No início de maio, dois estudos divulgaram notícias alarmantes do provável colapso do manto de gelo da Antártida Ocidental, que elevaria o nível do mar em mais de 4,5 metros. Pesquisadores renomados, como James Lovelock e Jared Diamond, já anunciaram seu pessimismo frente ao futuro da humanidade. Especialistas da indústria demonstram ceticismo diante da substituição dos combustíveis fósseis por renováveis. Estes, mesmo com crescimento acelerado, representariam somente 20 a 38% do total de energia produzida em 2035, de acordo com os cenários da International Energy Agency (IEA).

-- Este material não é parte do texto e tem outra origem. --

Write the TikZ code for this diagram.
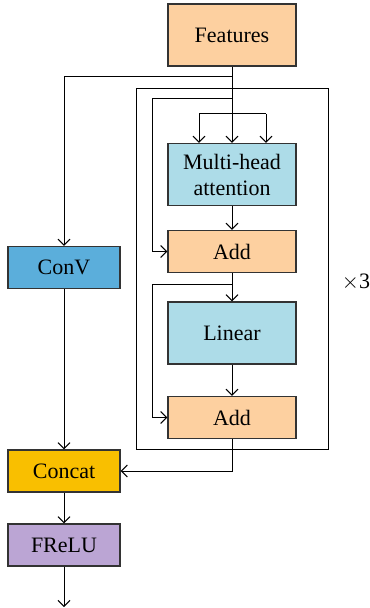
\documentclass[tikz,border=0pt]{standalone}
\usepackage{fontspec}
\setmainfont{Liberation Serif}
\usepackage{tikz}
\usetikzlibrary{arrows.meta}
\definecolor{peach}{HTML}{FDD0A0}
\definecolor{lblue}{HTML}{ADDCE8}
\definecolor{cblue}{HTML}{5BAEDB}
\definecolor{gold}{HTML}{F9BF00}
\definecolor{lilac}{HTML}{BBA5D4}
\begin{document}
\begin{tikzpicture}[x=0.5pt,y=-0.5pt,>={Straight Barb[length=3pt,width=6pt]},line width=0.5pt]
	\tikzstyle{block}=[draw=black!80,line width=0.6pt,minimum width=64pt,minimum height=31pt,inner sep=1pt,align=center,font=\fontsize{11}{13}\selectfont]
	\tikzstyle{thin}=[block,minimum height=21pt]
	\tikzstyle{side}=[block,minimum width=56pt,minimum height=21pt]
	\useasboundingbox (0,0) rectangle (369,608);
	\node[block,fill=peach](feat) at (232,35) {Features};
	\node[block,fill=lblue](mha) at (232,174.5) {Multi-head\\attention};
	\node[thin,fill=peach](add1) at (232,251.5) {Add};
	\node[block,fill=lblue](lin) at (232,333) {Linear};
	\node[thin,fill=peach](add2) at (232,417.5) {Add};
	\node[side,fill=cblue](conv) at (64,267.5) {ConV};
	\node[side,fill=gold](concat) at (64,471) {Concat};
	\node[side,fill=lilac](frelu) at (64,545) {FReLU};
	\node[font=\fontsize{11}{13}\selectfont](times) at (356,282) {$\times$3};
	\draw (136,89) rectangle (328,449);
	\coordinate (s0) at (232,77);
	\coordinate (r1) at (232,99);
	\coordinate (l1) at (152,99);
	\coordinate (bl) at (199,114);
	\coordinate (br) at (266,114);
	\coordinate (r2) at (232,285);
	\coordinate (l2) at (152,285);
	\coordinate (out) at (64,607);
	\draw[->](feat.south) -- (mha.north);
	\draw[->](s0) -| (conv.north);
	\draw[->](r1) -- (l1) |- (add1.west);
	\draw(bl) -- (br);
	\draw[->](bl) -- (bl |- mha.north);
	\draw[->](br) -- (br |- mha.north);
	\draw[->](mha.south) -- (add1.north);
	\draw[->](add1.south) -- (lin.north);
	\draw[->](r2) -- (l2) |- (add2.west);
	\draw[->](lin.south) -- (add2.north);
	\draw[->](add2.south) |- (concat.east);
	\draw[->](conv.south) -- (concat.north);
	\draw[->](concat.south) -- (frelu.north);
	\draw[->](frelu.south) -- (out);
\end{tikzpicture}
\end{document}
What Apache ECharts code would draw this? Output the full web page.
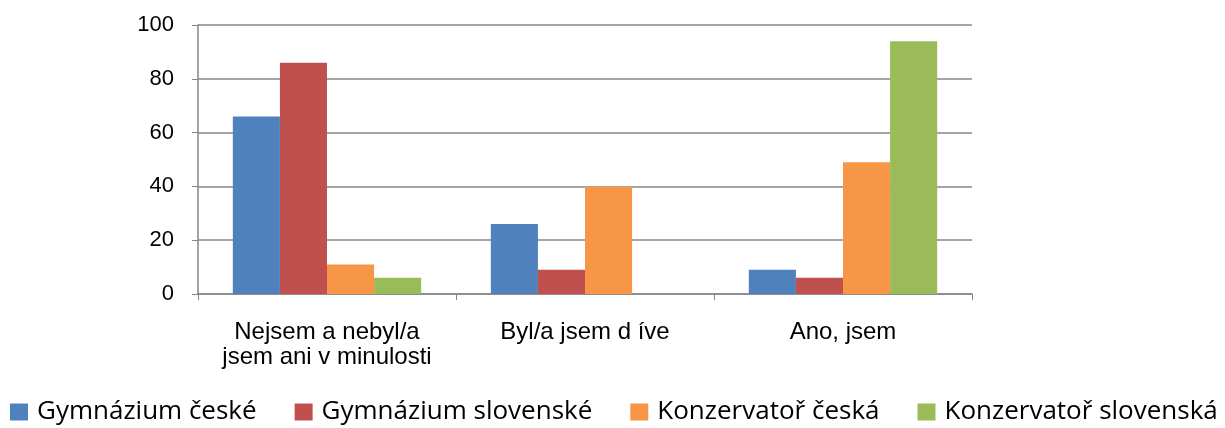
<!DOCTYPE html>
<html>
<head>
<meta charset="utf-8">
<script src="https://cdn.jsdelivr.net/npm/echarts@6/dist/echarts.min.js"></script>
<style>
html, body { margin: 0; padding: 0; background: #fff; }
#chart { width: 1225px; height: 428px; }
</style>
</head>
<body>
<div id="chart"></div>
<script>
var categories = ['Nejsem a nebyl/a\njsem ani v minulosti', 'Byl/a jsem d íve', 'Ano, jsem'];
var seriesNames = ['Gymnázium české', 'Gymnázium slovenské', 'Konzervatoř česká', 'Konzervatoř slovenská'];
var gymCz = [66, 26, 9];
var gymSk = [86, 9, 6];
var konCz = [11, 40, 49];
var konSk = [6, 0, 94];
var colors = ['#4f81bd', '#c0504d', '#f79646', '#9bbb59'];

var chart = echarts.init(document.getElementById('chart'));

var values = [gymCz, gymSk, konCz, konSk];
var series = [];
for (var i = 0; i < values.length; i++) {
	series.push({
		name: seriesNames[i],
		type: 'bar',
		data: values[i],
		barGap: '0%',
		barCategoryGap: '27%',
		itemStyle: { color: colors[i] }
	});
}

var option = {
	animation: false,
	textStyle: { fontFamily: 'Liberation Sans' },
	grid: { left: 198, right: 253, top: 25, bottom: 134 },
	legend: {
		top: 397,
		left: 8,
		width: 1220,
		padding: 2,
		itemWidth: 18,
		itemHeight: 17,
		itemGap: 38,
		icon: 'rect',
		textStyle: { fontFamily: 'Open Sans', fontSize: 26, color: '#000', padding: [0, 0, 0, 4] },
		data: seriesNames
	},
	xAxis: {
		type: 'category',
		data: categories,
		axisLine: { lineStyle: { color: '#868686', width: 1.5 } },
		axisTick: { show: true, length: 6, lineStyle: { color: '#868686' } },
		axisLabel: { color: '#000', fontSize: 24, margin: 26, lineHeight: 25, interval: 0 }
	},
	yAxis: {
		type: 'value',
		min: 0,
		max: 100,
		interval: 20,
		axisLine: { show: true, lineStyle: { color: '#868686', width: 1.5 } },
		axisTick: { show: true, length: 6, lineStyle: { color: '#868686' } },
		axisLabel: { color: '#000', fontSize: 22, margin: 24 },
		splitLine: { lineStyle: { color: '#878787', width: 1.5 } }
	},
	series: series
};
chart.setOption(option);
</script>
</body>
</html>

A despeito das previsões negativas, o mundo se encontra, hoje, em uma situação de grandes mudanças tecnológicas, sociais, ambientais e econômicas. Vários especialistas, aproveitando o conceito de Carlota Perez e Christopher Freeman, consideram que estamos entrando em uma sexta “grande onda de inovação”, após aquela baseada em redes digitais, biotecnologia e tecnologia da informação. Como nas ondas passadas, esse momento tem o potencial de alterar significativamente as relações econômicas e sociais no mundo, por meio de novas tecnologias sustentáveis e uma filosofia de produtividade radical dos recursos ao nosso dispor.
Diversos estudiosos, como C. K. Prahalad, apontam a sustentabilidade como peça fundamental da inovação. Reduzir a quantidade de matérias-primas usadas na produção ou repensar processos para eliminar o impacto ambiental de certas substâncias se traduz, cada vez mais, em melhoria nos indicadores financeiros da empresa. Em um futuro próximo, as empresas que não adotarem práticas sustentáveis não conseguirão mais competir no mercado.
As pequenas empresas serão essenciais nas mudanças por vir. Sua agilidade em desenvolver e aproveitar novas tecnologias e modelos de negócios as coloca um passo à frente das corporações já estabelecidas. Não é nada surpreendente que os grandes players implementem políticas de inovação aberta, visando aproveitar o know-how e a rapidez de pequenas empresas inovadoras. Alternativamente, criam uma divisão dentro da própria companhia, gerando uma entidade nova, pequena e ágil, capaz de competir no mercado sem as restrições da organização-mãe.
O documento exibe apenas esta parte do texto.